If you have computer software like Paintshop Pro, GIMP, Affinity Photo, or Photoshop Elements you can download your images and adjust them with a larger range of tools and even a gentle touch of AI.

  • If you don’t have a good brand of software, Fotor is a free online editor with the chance to upgrade to an impressive range of tools (you join and get free credits). It worked well with my image of Toulouse as you can see here.

BONUS TIP: If your photo is still a bit dark after adjusting exposure, try increasing the “Contrast” slider. This will make the lights lighter and the darks darker.

Exposure Tips Summary

Smartphones really rock the low light captures much more than they used to so try for any shot.

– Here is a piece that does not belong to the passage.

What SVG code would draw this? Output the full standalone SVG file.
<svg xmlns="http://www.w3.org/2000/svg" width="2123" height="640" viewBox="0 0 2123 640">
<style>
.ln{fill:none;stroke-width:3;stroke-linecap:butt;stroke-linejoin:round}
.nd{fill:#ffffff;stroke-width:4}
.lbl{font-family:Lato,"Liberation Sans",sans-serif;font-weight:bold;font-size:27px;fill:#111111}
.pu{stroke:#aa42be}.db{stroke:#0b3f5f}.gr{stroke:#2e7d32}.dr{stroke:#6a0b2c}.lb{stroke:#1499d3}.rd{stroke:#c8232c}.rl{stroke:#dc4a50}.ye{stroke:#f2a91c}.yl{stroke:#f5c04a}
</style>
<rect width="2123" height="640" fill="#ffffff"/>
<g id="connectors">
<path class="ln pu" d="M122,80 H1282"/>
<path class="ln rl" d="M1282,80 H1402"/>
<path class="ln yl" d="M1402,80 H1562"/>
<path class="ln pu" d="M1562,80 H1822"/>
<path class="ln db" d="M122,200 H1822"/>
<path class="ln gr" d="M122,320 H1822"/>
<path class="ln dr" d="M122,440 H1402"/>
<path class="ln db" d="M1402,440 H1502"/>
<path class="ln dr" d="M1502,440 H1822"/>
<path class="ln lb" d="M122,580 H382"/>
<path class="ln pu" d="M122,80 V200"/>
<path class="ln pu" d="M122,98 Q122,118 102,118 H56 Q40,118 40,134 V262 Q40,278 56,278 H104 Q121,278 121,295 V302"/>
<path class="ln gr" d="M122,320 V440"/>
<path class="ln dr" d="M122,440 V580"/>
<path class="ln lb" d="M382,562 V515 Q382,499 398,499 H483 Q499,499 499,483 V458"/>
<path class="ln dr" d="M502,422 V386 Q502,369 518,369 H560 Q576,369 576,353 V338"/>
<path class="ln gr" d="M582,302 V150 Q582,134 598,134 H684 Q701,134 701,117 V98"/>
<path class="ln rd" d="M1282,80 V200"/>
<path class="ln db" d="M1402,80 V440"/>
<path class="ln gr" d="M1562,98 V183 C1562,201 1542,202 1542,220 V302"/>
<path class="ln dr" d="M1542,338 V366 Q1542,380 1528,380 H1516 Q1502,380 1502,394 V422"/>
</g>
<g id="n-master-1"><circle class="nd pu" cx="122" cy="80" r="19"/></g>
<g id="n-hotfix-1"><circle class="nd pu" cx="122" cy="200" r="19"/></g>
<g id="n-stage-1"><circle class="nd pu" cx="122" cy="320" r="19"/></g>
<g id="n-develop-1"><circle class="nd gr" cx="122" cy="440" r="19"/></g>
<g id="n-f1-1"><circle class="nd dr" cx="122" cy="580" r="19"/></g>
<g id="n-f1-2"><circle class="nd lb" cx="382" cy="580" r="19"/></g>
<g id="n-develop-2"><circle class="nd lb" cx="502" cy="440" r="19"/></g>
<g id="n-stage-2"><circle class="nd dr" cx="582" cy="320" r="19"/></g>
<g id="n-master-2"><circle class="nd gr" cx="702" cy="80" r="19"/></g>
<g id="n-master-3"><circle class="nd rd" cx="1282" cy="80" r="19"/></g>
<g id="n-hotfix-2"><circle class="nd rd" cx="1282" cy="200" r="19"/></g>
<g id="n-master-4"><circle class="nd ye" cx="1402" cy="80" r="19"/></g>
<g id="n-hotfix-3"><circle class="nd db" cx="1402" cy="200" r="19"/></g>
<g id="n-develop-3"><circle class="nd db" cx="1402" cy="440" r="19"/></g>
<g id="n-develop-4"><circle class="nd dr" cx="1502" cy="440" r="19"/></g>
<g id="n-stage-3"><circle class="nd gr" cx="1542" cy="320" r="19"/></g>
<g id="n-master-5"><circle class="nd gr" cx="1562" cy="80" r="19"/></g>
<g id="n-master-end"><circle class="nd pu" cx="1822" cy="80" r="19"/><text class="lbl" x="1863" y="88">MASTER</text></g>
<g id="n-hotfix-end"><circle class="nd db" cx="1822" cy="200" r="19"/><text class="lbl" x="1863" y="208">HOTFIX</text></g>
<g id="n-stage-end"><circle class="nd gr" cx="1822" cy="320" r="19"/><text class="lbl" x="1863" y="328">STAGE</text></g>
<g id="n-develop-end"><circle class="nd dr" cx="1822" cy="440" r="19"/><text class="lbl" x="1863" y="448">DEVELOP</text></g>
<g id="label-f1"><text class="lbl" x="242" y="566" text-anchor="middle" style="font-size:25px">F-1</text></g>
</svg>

You might be really happy with the results.

Don’t overdo your editing. Remember that if you are not totally happy with a cat photo, you may only need to make a small exposure adjustment and you will transform your image not a lot of fussy work.

For beginners using DSLR/Mirrorless cameras; making friends with Av/A and S/Tv modes and two basic f-stops to build your skills. I love Aperture Priority when I feel anxious about settings, it works so often.

We are not experts but learning all the time so have fun exploring and you will take away the dark in no time.

Did you know ISO is another way to help your photo look a bit brighter? Discover ISO basics

6 thoughts on “Let’s Talk About Under Exposure”

  1. I must have a dozen plus photos that are dark so thank you so much for these tips and links to adjust them which I am going to check for the future. Your posts alway teach me something

  2. As you know, I’m great with overexposed photos of Henry. I’ve been experimenting with brightness in editing. I haven’t mastered it yet. Your tips will certainly help improve my skills. Thanks, Marjorie for another great tutorial!

  3. Dark images are sometimes an issue for me, so I appreciate the tips. I don’t have too many settings but I look forward to seeing how/if I can make some edits.

  4. You always have the best tips, thanks!!! Thanks for joining Angel Brian’s Thankful Thursday Blog Hop.